During the 1970s, Stein was refitted with an eight-cell BPDMS Sea Sparrow surface to air missile launcher aft, while the ship's flight deck and hangar were enlarged to allow a single manned, Kaman SH-2D/F Seasprite LAMPS 1 helicopter to be carried. The ship's sonar suite was enhanced by the addition of an AN/SQS-35 variable depth sonar. By 1985, Stein was fitted with an AN/SQR-18A TACTASS passive towed array sonar, which was towed using the SQS-35 hoist,
and by 1990 a 20 mm Phalanx CIWS replaced the Sea Sparrow launcher.

In Mexican service, the Phalanx CIWS was removed and the Sea Sparrow launcher restored.

==History==
Stein, named for Medal of Honor recipient Tony Stein, was one of 16 Knox-class Destroyer Escorts ordered under the US Navy's fiscal year 1965 construction program, with the order being placed on 22 July 1964.

===U.S. Service===

The ship was laid down at Lockheed Shipbuilding and Construction Company's Seattle shipyard on 1 June 1970 and was launched on 19 December 1970. She was commissioned on 8 January 1972, being assigned the Hull number DE 1065.

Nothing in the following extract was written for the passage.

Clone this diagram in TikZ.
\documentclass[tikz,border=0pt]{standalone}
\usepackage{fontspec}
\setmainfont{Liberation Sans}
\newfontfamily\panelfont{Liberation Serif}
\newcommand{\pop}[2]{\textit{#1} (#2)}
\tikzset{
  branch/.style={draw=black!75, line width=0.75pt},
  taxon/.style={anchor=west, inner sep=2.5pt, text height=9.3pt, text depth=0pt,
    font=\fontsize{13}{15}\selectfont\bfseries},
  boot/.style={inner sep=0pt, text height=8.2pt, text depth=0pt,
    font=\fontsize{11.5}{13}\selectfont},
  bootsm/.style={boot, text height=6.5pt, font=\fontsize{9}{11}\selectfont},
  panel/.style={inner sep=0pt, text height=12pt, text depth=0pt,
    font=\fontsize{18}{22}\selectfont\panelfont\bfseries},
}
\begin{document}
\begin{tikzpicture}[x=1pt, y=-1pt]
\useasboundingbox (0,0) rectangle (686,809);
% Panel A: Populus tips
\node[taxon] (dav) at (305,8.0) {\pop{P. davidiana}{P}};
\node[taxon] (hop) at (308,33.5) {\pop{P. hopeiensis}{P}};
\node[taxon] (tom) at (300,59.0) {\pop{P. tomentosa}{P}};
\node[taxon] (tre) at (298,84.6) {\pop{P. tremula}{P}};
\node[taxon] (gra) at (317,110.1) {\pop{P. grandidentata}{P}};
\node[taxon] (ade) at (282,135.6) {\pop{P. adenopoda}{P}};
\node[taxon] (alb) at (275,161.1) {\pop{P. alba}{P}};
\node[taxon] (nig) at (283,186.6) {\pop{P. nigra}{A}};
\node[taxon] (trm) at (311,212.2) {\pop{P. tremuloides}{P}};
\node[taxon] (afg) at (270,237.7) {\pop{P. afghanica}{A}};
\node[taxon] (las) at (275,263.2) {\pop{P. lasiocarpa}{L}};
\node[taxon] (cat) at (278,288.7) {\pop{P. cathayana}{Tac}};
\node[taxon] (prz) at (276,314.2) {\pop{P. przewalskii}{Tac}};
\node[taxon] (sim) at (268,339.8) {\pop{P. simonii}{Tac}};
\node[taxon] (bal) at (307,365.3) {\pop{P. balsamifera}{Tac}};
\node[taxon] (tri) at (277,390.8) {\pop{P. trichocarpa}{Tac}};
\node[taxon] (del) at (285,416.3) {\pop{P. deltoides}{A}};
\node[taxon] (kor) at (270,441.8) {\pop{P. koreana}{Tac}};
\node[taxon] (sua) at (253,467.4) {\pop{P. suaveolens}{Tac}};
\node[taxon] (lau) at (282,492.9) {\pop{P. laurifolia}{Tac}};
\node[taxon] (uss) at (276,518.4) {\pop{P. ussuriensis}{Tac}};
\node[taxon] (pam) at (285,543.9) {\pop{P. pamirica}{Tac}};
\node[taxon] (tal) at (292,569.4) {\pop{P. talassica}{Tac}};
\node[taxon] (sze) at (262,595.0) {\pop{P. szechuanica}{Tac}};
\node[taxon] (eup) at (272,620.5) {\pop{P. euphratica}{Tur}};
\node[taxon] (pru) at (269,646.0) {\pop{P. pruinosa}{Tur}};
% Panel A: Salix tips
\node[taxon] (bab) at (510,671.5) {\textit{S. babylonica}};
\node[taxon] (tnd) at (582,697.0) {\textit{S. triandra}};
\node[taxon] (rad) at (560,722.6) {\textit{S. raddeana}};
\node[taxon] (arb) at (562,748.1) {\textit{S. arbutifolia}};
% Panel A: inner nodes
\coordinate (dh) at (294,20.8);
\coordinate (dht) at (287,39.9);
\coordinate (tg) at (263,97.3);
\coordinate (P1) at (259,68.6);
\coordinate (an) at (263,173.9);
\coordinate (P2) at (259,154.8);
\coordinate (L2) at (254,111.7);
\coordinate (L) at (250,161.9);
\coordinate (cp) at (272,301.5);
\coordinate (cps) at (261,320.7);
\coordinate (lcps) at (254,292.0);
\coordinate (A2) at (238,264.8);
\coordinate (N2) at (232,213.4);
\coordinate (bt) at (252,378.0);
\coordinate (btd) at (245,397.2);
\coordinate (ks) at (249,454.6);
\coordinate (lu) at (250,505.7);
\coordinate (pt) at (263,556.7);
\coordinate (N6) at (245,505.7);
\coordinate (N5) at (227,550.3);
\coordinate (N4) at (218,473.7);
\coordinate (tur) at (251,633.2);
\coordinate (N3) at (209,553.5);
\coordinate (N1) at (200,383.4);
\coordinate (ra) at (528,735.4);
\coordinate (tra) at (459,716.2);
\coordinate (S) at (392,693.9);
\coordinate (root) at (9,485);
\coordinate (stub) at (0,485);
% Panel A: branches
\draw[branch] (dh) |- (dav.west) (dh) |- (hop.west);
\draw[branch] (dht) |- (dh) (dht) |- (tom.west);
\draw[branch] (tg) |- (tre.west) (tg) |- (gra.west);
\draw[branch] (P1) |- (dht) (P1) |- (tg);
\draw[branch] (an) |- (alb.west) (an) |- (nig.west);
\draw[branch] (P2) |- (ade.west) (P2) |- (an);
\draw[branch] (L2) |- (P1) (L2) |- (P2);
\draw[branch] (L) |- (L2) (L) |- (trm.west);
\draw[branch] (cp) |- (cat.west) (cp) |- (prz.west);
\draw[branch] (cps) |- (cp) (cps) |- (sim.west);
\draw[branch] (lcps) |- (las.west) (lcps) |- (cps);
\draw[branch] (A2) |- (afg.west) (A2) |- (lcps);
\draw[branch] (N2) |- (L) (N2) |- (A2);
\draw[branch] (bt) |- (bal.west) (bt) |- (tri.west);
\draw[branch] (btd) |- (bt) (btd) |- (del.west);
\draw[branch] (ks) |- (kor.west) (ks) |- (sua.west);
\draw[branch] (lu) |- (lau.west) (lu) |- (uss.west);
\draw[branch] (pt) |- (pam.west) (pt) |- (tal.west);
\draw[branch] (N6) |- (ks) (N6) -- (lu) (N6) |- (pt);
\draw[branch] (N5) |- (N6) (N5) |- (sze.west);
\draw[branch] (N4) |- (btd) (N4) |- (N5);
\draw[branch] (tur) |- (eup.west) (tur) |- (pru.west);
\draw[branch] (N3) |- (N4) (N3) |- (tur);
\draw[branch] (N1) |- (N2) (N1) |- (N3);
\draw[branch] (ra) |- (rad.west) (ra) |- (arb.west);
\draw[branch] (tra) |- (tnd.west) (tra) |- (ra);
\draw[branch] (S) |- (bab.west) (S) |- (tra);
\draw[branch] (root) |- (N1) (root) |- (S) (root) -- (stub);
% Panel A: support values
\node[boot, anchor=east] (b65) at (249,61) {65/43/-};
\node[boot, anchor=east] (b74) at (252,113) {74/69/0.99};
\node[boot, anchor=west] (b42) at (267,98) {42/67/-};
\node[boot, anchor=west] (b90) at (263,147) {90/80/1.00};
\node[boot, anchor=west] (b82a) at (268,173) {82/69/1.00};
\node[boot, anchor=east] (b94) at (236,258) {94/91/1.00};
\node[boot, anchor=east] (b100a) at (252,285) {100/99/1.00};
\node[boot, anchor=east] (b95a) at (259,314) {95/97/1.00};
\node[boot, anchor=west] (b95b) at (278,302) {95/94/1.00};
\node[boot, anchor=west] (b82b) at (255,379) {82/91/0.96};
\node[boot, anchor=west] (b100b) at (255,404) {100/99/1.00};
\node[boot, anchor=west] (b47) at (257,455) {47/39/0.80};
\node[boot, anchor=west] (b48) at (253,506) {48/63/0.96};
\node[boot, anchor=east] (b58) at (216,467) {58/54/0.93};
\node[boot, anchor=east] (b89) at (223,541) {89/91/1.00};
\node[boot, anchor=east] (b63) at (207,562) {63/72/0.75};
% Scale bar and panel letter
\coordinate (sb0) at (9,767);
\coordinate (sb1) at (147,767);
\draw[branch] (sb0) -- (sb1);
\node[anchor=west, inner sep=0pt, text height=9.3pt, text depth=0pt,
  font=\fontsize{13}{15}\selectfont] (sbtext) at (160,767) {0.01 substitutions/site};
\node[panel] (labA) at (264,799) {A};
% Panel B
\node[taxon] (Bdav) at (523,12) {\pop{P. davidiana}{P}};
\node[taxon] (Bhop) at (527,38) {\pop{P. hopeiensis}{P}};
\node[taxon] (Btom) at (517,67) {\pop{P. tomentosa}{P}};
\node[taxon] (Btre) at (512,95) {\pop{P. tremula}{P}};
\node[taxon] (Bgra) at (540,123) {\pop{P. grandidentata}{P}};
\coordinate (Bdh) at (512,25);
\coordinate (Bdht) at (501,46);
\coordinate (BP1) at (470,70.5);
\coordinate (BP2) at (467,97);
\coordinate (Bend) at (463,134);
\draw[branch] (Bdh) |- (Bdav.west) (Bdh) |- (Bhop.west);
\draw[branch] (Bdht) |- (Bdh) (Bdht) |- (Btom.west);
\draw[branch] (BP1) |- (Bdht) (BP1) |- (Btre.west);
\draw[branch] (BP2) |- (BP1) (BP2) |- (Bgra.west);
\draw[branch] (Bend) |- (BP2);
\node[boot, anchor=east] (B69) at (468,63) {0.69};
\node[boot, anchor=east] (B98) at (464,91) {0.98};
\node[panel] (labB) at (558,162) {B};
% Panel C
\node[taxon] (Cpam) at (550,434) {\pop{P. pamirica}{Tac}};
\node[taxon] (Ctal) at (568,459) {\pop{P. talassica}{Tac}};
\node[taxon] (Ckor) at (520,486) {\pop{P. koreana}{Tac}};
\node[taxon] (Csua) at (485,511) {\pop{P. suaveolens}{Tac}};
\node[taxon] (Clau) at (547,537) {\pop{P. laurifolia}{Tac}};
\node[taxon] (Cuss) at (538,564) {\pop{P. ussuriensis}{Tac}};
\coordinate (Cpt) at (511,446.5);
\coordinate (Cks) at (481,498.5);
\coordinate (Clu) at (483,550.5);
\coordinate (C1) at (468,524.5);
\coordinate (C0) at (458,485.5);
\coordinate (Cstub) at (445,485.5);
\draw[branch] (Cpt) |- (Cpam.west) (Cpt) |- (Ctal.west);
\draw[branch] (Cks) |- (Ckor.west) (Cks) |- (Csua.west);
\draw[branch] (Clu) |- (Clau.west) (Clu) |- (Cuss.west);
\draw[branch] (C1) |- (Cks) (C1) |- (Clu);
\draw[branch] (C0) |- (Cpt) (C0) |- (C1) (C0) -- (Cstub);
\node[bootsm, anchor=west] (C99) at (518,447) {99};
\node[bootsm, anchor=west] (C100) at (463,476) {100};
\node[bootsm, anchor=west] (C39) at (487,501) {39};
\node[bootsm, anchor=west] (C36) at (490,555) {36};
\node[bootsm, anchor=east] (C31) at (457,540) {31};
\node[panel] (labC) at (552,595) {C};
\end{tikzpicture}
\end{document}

The ocean escort spent another eight weeks at the Puget Sound Naval Shipyard and completed fitting-out. She conducted trials, then got underway in early March and arrived at her home port, San Diego, on 17 March. Two weeks later, she headed south along the coast of Mexico and South America on her shakedown cruise. Stein returned to San Diego in May and, late the following month, commenced post-shakedown repairs and modifications at Long Beach Naval Shipyard. On 8 December, she completed yard work and began intensive preparations for her first deployment to the western Pacific.

She departed San Diego Bay in mid-April 1973 and stopped at Midway and Guam, before entering Subic Bay in the Philippines on 19 May 1973. She operated with the 7th Fleet until the end of August, when she cleared the area for a visit to Australia and New Zealand before returning to the west coast. Stein called at Manus Island; Townsville, Australia; and Auckland, New Zealand, in September and returned to Australia, at Sydney, in October. On her way back to the United States, the escort ship stopped off at Suva, Pago Pago, and Pearl Harbor before reaching San Diego on 1 November.

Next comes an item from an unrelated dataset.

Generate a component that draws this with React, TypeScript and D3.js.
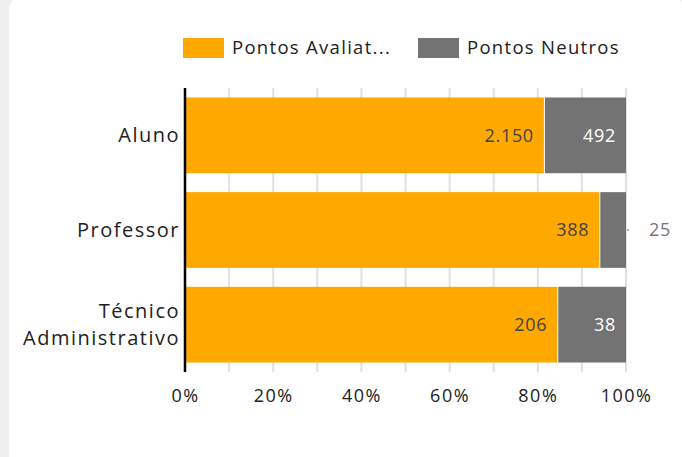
import React, { useEffect, useRef } from 'react';
import * as d3 from 'd3';

const categories = ['Aluno', 'Professor', 'Técnico Administrativo'];
const avaliados = [2150, 388, 206];
const neutros = [492, 25, 38];
const seriesNames = ['Pontos Avaliat...', 'Pontos Neutros'];
const xTicks = [0, 0.2, 0.4, 0.6, 0.8, 1];

const FONT = "'Open Sans', sans-serif";
const ORANGE = '#ffa800';
const GRAY = '#737373';

const App = () => {
  const ref = useRef<SVGSVGElement>(null);

  useEffect(() => {
    const svg = d3.select(ref.current);
    svg.selectAll('*').remove();

    const width = 682;
    const height = 457;
    const margin = { top: 88, right: 56, bottom: 85, left: 185 };

    // background card
    svg.append('rect').attr('width', width).attr('height', height).attr('fill', '#f0f0f0');
    svg.append('rect')
      .attr('x', 9).attr('y', -2)
      .attr('width', width - 7).attr('height', height + 20)
      .attr('rx', 10).attr('fill', '#fff');

    const data = categories.map((c, i) => {
      const total = avaliados[i] + neutros[i];
      return { category: c, a: avaliados[i], n: neutros[i], pa: avaliados[i] / total, pn: neutros[i] / total };
    });

    const x = d3.scaleLinear().domain([0, 1]).range([margin.left, width - margin.right]);
    const y = d3.scaleBand()
      .domain(categories)
      .range([margin.top, height - margin.bottom])
      .paddingInner(0.2)
      .paddingOuter(0.1);

    // grid lines every 10%
    svg.append('g')
      .selectAll('line')
      .data(d3.range(1, 11).map(d => d / 10))
      .enter().append('line')
        .attr('x1', d => x(d)).attr('x2', d => x(d))
        .attr('y1', margin.top).attr('y2', height - margin.bottom)
        .attr('stroke', '#e0e0e0').attr('stroke-width', 2);

    // bars
    const g = svg.append('g');
    g.selectAll('rect.a')
      .data(data)
      .enter().append('rect')
        .attr('class', 'a')
        .attr('x', x(0))
        .attr('y', d => y(d.category)!)
        .attr('width', d => x(d.pa) - x(0))
        .attr('height', y.bandwidth())
        .attr('fill', ORANGE);
    g.selectAll('rect.n')
      .data(data)
      .enter().append('rect')
        .attr('class', 'n')
        .attr('x', d => x(d.pa) + 1)
        .attr('y', d => y(d.category)!)
        .attr('width', d => x(1) - x(d.pa) - 1)
        .attr('height', y.bandwidth())
        .attr('fill', GRAY);

    // value labels
    const mid = (d: any) => y(d.category)! + y.bandwidth() / 2;
    g.selectAll('text.a')
      .data(data)
      .enter().append('text')
        .attr('x', d => x(d.pa) - 10)
        .attr('y', mid)
        .attr('dy', '0.35em')
        .attr('text-anchor', 'end')
        .attr('font-family', FONT).attr('font-size', 18)
        .attr('letter-spacing', 0.7)
        .attr('fill', '#444')
        .text(d => d3.format(',')(d.a).replace(/,/g, '.'));

    data.forEach(d => {
      const segW = x(1) - x(d.pa);
      if (segW > 40) {
        g.append('text')
          .attr('x', x(1) - 10).attr('y', mid(d)).attr('dy', '0.35em')
          .attr('text-anchor', 'end')
          .attr('font-family', FONT).attr('font-size', 18)
          .attr('letter-spacing', 0.7)
          .attr('fill', '#fff')
          .text(d.n);
      } else {
        g.append('line')
          .attr('x1', x(1) + 1).attr('x2', x(1) + 3)
          .attr('y1', mid(d)).attr('y2', mid(d))
          .attr('stroke', '#999').attr('stroke-width', 1.5);
        g.append('text')
          .attr('x', x(1) + 23).attr('y', mid(d)).attr('dy', '0.35em')
          .attr('font-family', FONT).attr('font-size', 18)
          .attr('letter-spacing', 0.7)
          .attr('fill', '#777')
          .text(d.n);
      }
    });

    // y axis
    svg.append('line')
      .attr('x1', x(0)).attr('x2', x(0))
      .attr('y1', margin.top).attr('y2', height - margin.bottom)
      .attr('stroke', '#000').attr('stroke-width', 2.5);

    const yl = svg.append('g');
    data.forEach(d => {
      const words = d.category.split(' ');
      const t = yl.append('text')
        .attr('text-anchor', 'end')
        .attr('font-family', FONT).attr('font-size', 20)
        .attr('letter-spacing', 1.5)
        .attr('fill', '#222');
      const lh = 27;
      words.forEach((w, i) => {
        t.append('tspan')
          .attr('x', x(0) - 5)
          .attr('y', mid(d) + (i - (words.length - 1) / 2) * lh)
          .attr('dy', '0.35em')
          .text(w);
      });
    });

    // x axis labels
    const xAxis = d3.axisBottom(x)
      .tickValues(xTicks)
      .tickSize(0)
      .tickPadding(17)
      .tickFormat(d3.format('.0%') as any);
    const xa = svg.append('g')
      .attr('transform', `translate(0, ${height - margin.bottom})`)
      .call(xAxis);
    xa.select('.domain').remove();
    xa.selectAll('text')
      .attr('font-family', FONT).attr('font-size', 18)
      .attr('letter-spacing', 1.5)
      .attr('fill', '#222');

    // legend
    const legend = svg.append('g').attr('transform', 'translate(183, 38)');
    const offsets = [0, 235];
    seriesNames.forEach((name, i) => {
      const lg = legend.append('g').attr('transform', `translate(${offsets[i]}, 0)`);
      lg.append('rect').attr('width', 41).attr('height', 20).attr('fill', i === 0 ? ORANGE : GRAY);
      lg.append('text')
        .attr('x', 49).attr('y', 10).attr('dy', '0.35em')
        .attr('font-family', FONT).attr('font-size', 18.5)
        .attr('letter-spacing', 1.3)
        .attr('fill', '#222')
        .text(name);
    });
  }, []);

  return (
    <svg ref={ref} width="682" height="457" style={{ position: 'absolute', left: 0, top: 0 }}></svg>
  );
};

export default App;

The escort remained in port there until June 1974, when she got underway for a series of special operations. Stein then operated out of San Diego until mid-August. After a short period in port, she departed again on another special operation. This one, however, ended at Cubi Point on Subic Bay in the Philippines and began her second tour of duty with the 7th Fleet. The warship worked out of Subic Bay until late October when she sailed on a voyage that carried her to Singapore, and thence into the Indian Ocean. In November, she visited Karachi and returned to Singapore, where she was in December 1974.

====Reclassification====

Stein was reclassified as a frigate on 30 June 1975, with the hull number FF 1065.

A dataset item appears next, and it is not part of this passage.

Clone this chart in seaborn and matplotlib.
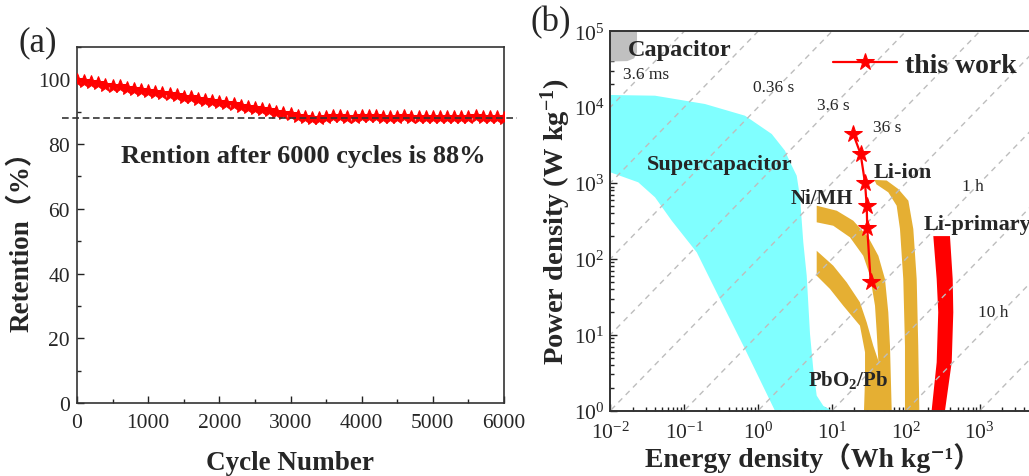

====Unknown animal incident====

She is noteworthy as a U.S. Navy vessel that has apparently been attacked by an unknown species. In 1978, the "NOFOUL" rubber coating of her AN/SQS-26 sonar dome was damaged by multiple cuts over eight percent of the dome surface. Nearly all of the cuts contained remnants of sharp, curved teeth. The teeth were much larger than those of any squid that had been discovered at that time and does not match any other known species.

==== Decommissioning ====

In late August 1991, Stein was ordered to prepare to be decommissioned. She got underway to Indian Island, Washington for ammunition off load and a port visit at Victoria, Canada. Upon returning to San Diego, she started preparation for preservation and was decommissioned on 19 March 1992. She was towed to Bremerton, Washington, added to the United States Navy Reserve Fleet and stayed there until mid-1997.

=== Mexican service ===

The ship was transferred to the Mexican Navy by sale on 29 January 1997 along with sister ship , and was renamed Ignacio Allende, with the pennant number E50. The two frigates arrived in Mexico on 16 August 1997 and entered service on 23 November 1998. The ship changed pennant number, to F211, in 2001.